──────── DATA FOR THE TASK
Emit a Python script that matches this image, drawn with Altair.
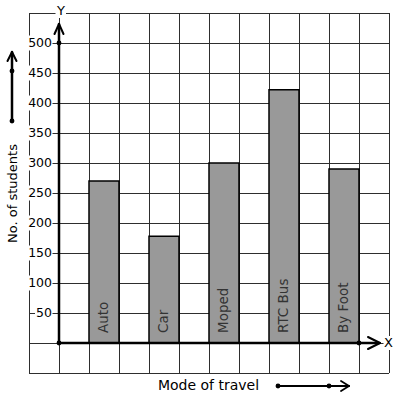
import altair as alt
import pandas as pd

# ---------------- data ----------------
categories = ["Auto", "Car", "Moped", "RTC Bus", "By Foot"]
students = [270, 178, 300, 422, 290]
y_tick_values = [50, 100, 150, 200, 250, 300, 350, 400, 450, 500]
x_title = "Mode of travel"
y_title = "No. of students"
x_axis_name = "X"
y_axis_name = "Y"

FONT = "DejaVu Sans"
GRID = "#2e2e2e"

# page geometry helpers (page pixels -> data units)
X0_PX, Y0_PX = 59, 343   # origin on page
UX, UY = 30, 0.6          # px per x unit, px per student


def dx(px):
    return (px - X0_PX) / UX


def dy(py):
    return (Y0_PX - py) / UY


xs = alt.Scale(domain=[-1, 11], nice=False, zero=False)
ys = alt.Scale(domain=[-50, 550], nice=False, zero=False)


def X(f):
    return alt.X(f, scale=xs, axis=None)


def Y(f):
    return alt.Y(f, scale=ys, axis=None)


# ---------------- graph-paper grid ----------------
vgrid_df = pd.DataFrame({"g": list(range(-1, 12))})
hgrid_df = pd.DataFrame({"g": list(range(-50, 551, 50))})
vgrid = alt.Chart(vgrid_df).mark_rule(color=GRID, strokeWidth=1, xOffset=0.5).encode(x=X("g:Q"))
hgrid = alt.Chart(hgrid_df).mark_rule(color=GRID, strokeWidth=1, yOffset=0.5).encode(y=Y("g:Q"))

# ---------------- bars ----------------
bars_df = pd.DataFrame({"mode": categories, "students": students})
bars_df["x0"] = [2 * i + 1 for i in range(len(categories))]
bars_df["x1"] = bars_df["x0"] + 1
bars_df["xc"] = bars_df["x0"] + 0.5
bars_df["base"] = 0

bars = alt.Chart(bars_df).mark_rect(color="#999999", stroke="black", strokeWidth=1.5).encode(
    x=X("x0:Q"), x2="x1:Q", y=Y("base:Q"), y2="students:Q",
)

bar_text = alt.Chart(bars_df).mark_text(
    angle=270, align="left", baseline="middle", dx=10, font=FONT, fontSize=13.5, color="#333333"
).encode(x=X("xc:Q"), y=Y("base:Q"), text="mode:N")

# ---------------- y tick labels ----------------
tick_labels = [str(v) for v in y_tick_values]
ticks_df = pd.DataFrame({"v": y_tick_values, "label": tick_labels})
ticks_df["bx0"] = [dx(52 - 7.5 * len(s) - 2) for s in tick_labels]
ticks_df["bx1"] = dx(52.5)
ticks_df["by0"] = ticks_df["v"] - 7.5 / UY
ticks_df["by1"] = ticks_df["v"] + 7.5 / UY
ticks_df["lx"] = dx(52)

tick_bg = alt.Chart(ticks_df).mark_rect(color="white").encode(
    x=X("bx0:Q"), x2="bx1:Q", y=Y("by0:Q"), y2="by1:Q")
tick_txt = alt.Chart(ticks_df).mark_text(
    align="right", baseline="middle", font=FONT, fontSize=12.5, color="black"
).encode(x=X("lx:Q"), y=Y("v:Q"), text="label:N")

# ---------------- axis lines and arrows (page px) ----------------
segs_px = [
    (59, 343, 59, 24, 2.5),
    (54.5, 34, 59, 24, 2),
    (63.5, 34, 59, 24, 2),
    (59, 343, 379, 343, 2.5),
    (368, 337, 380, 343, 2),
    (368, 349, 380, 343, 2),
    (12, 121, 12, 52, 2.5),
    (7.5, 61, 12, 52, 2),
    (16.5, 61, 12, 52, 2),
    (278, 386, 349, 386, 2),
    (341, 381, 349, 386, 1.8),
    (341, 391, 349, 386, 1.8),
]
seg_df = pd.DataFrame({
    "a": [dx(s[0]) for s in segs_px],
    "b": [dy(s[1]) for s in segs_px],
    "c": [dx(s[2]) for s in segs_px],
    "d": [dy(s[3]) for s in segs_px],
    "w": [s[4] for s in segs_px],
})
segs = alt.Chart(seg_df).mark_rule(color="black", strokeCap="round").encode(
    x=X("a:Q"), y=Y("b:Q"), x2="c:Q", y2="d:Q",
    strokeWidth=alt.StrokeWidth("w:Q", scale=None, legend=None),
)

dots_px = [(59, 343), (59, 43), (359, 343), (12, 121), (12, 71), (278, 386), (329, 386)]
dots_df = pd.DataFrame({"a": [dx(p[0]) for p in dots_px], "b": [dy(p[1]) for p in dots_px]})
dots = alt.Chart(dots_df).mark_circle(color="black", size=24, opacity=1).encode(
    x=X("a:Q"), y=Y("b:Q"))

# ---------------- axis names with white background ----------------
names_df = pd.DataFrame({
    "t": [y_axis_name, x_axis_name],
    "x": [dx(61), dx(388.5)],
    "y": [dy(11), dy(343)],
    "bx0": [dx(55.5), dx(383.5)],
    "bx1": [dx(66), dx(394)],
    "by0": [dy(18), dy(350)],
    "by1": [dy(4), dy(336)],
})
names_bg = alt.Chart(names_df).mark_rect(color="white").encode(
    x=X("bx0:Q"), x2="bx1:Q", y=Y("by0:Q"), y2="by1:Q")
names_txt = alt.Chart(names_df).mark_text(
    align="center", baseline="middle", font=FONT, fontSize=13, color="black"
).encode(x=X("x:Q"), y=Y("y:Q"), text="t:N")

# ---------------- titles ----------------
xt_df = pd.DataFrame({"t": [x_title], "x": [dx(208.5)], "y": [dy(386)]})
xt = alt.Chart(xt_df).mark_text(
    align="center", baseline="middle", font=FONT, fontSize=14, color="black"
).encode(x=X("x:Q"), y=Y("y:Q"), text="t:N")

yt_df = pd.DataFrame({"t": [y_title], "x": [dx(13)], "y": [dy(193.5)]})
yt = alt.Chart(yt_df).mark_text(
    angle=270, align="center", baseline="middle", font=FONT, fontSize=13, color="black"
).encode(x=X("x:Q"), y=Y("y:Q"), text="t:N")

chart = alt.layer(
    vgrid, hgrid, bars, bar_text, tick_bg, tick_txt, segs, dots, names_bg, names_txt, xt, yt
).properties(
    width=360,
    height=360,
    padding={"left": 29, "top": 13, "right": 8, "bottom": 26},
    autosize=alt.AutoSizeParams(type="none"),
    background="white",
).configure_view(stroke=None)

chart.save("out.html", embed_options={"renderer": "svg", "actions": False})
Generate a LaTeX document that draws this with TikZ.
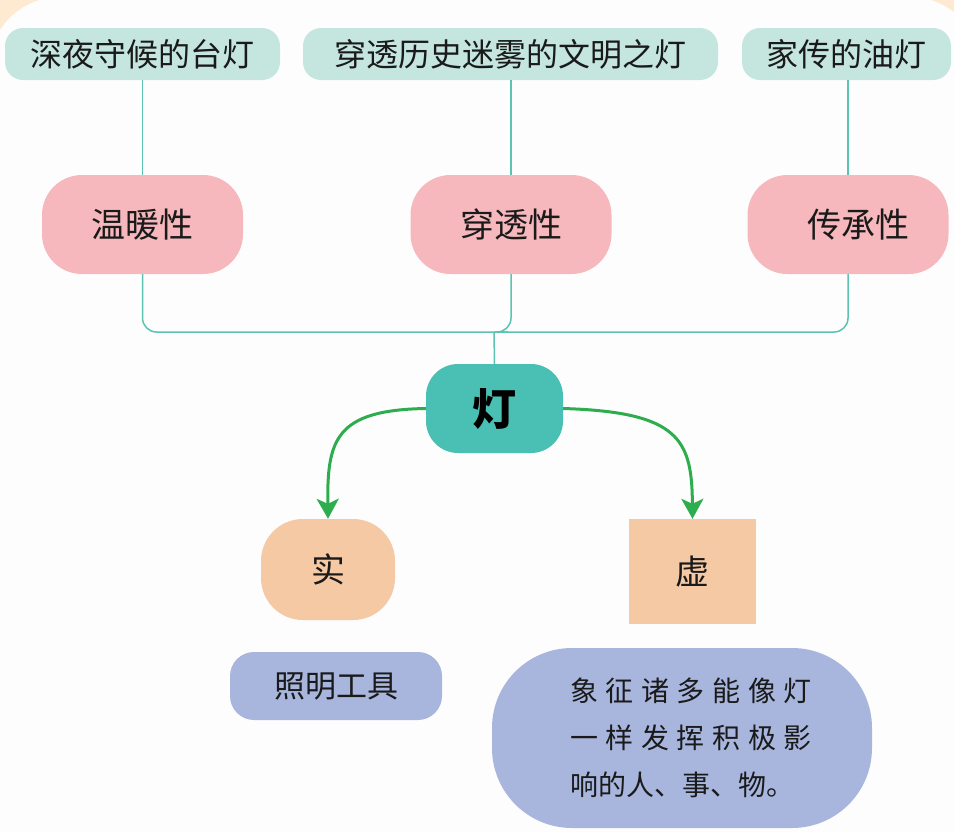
────────────────
** WHAT THE TASK REQUIRES **
Nothing in the entries should change as you copy them, except that the pictures are left out.

** RESULT FOR THIS EXERCISE **
Emit a Python script that matches this image, drawn with Altair.
import altair as alt
import pandas as pd

# ---------------- data ----------------
categories = ["Auto", "Car", "Moped", "RTC Bus", "By Foot"]
students = [270, 178, 300, 422, 290]
y_tick_values = [50, 100, 150, 200, 250, 300, 350, 400, 450, 500]
x_title = "Mode of travel"
y_title = "No. of students"
x_axis_name = "X"
y_axis_name = "Y"

FONT = "DejaVu Sans"
GRID = "#2e2e2e"

# page geometry helpers (page pixels -> data units)
X0_PX, Y0_PX = 59, 343   # origin on page
UX, UY = 30, 0.6          # px per x unit, px per student


def dx(px):
    return (px - X0_PX) / UX


def dy(py):
    return (Y0_PX - py) / UY


xs = alt.Scale(domain=[-1, 11], nice=False, zero=False)
ys = alt.Scale(domain=[-50, 550], nice=False, zero=False)


def X(f):
    return alt.X(f, scale=xs, axis=None)


def Y(f):
    return alt.Y(f, scale=ys, axis=None)


# ---------------- graph-paper grid ----------------
vgrid_df = pd.DataFrame({"g": list(range(-1, 12))})
hgrid_df = pd.DataFrame({"g": list(range(-50, 551, 50))})
vgrid = alt.Chart(vgrid_df).mark_rule(color=GRID, strokeWidth=1, xOffset=0.5).encode(x=X("g:Q"))
hgrid = alt.Chart(hgrid_df).mark_rule(color=GRID, strokeWidth=1, yOffset=0.5).encode(y=Y("g:Q"))

# ---------------- bars ----------------
bars_df = pd.DataFrame({"mode": categories, "students": students})
bars_df["x0"] = [2 * i + 1 for i in range(len(categories))]
bars_df["x1"] = bars_df["x0"] + 1
bars_df["xc"] = bars_df["x0"] + 0.5
bars_df["base"] = 0

bars = alt.Chart(bars_df).mark_rect(color="#999999", stroke="black", strokeWidth=1.5).encode(
    x=X("x0:Q"), x2="x1:Q", y=Y("base:Q"), y2="students:Q",
)

bar_text = alt.Chart(bars_df).mark_text(
    angle=270, align="left", baseline="middle", dx=10, font=FONT, fontSize=13.5, color="#333333"
).encode(x=X("xc:Q"), y=Y("base:Q"), text="mode:N")

# ---------------- y tick labels ----------------
tick_labels = [str(v) for v in y_tick_values]
ticks_df = pd.DataFrame({"v": y_tick_values, "label": tick_labels})
ticks_df["bx0"] = [dx(52 - 7.5 * len(s) - 2) for s in tick_labels]
ticks_df["bx1"] = dx(52.5)
ticks_df["by0"] = ticks_df["v"] - 7.5 / UY
ticks_df["by1"] = ticks_df["v"] + 7.5 / UY
ticks_df["lx"] = dx(52)

tick_bg = alt.Chart(ticks_df).mark_rect(color="white").encode(
    x=X("bx0:Q"), x2="bx1:Q", y=Y("by0:Q"), y2="by1:Q")
tick_txt = alt.Chart(ticks_df).mark_text(
    align="right", baseline="middle", font=FONT, fontSize=12.5, color="black"
).encode(x=X("lx:Q"), y=Y("v:Q"), text="label:N")

# ---------------- axis lines and arrows (page px) ----------------
segs_px = [
    (59, 343, 59, 24, 2.5),
    (54.5, 34, 59, 24, 2),
    (63.5, 34, 59, 24, 2),
    (59, 343, 379, 343, 2.5),
    (368, 337, 380, 343, 2),
    (368, 349, 380, 343, 2),
    (12, 121, 12, 52, 2.5),
    (7.5, 61, 12, 52, 2),
    (16.5, 61, 12, 52, 2),
    (278, 386, 349, 386, 2),
    (341, 381, 349, 386, 1.8),
    (341, 391, 349, 386, 1.8),
]
seg_df = pd.DataFrame({
    "a": [dx(s[0]) for s in segs_px],
    "b": [dy(s[1]) for s in segs_px],
    "c": [dx(s[2]) for s in segs_px],
    "d": [dy(s[3]) for s in segs_px],
    "w": [s[4] for s in segs_px],
})
segs = alt.Chart(seg_df).mark_rule(color="black", strokeCap="round").encode(
    x=X("a:Q"), y=Y("b:Q"), x2="c:Q", y2="d:Q",
    strokeWidth=alt.StrokeWidth("w:Q", scale=None, legend=None),
)

dots_px = [(59, 343), (59, 43), (359, 343), (12, 121), (12, 71), (278, 386), (329, 386)]
dots_df = pd.DataFrame({"a": [dx(p[0]) for p in dots_px], "b": [dy(p[1]) for p in dots_px]})
dots = alt.Chart(dots_df).mark_circle(color="black", size=24, opacity=1).encode(
    x=X("a:Q"), y=Y("b:Q"))

# ---------------- axis names with white background ----------------
names_df = pd.DataFrame({
    "t": [y_axis_name, x_axis_name],
    "x": [dx(61), dx(388.5)],
    "y": [dy(11), dy(343)],
    "bx0": [dx(55.5), dx(383.5)],
    "bx1": [dx(66), dx(394)],
    "by0": [dy(18), dy(350)],
    "by1": [dy(4), dy(336)],
})
names_bg = alt.Chart(names_df).mark_rect(color="white").encode(
    x=X("bx0:Q"), x2="bx1:Q", y=Y("by0:Q"), y2="by1:Q")
names_txt = alt.Chart(names_df).mark_text(
    align="center", baseline="middle", font=FONT, fontSize=13, color="black"
).encode(x=X("x:Q"), y=Y("y:Q"), text="t:N")

# ---------------- titles ----------------
xt_df = pd.DataFrame({"t": [x_title], "x": [dx(208.5)], "y": [dy(386)]})
xt = alt.Chart(xt_df).mark_text(
    align="center", baseline="middle", font=FONT, fontSize=14, color="black"
).encode(x=X("x:Q"), y=Y("y:Q"), text="t:N")

yt_df = pd.DataFrame({"t": [y_title], "x": [dx(13)], "y": [dy(193.5)]})
yt = alt.Chart(yt_df).mark_text(
    angle=270, align="center", baseline="middle", font=FONT, fontSize=13, color="black"
).encode(x=X("x:Q"), y=Y("y:Q"), text="t:N")

chart = alt.layer(
    vgrid, hgrid, bars, bar_text, tick_bg, tick_txt, segs, dots, names_bg, names_txt, xt, yt
).properties(
    width=360,
    height=360,
    padding={"left": 29, "top": 13, "right": 8, "bottom": 26},
    autosize=alt.AutoSizeParams(type="none"),
    background="white",
).configure_view(stroke=None)

chart.save("out.html", embed_options={"renderer": "svg", "actions": False})
Generate a LaTeX document that draws this with TikZ.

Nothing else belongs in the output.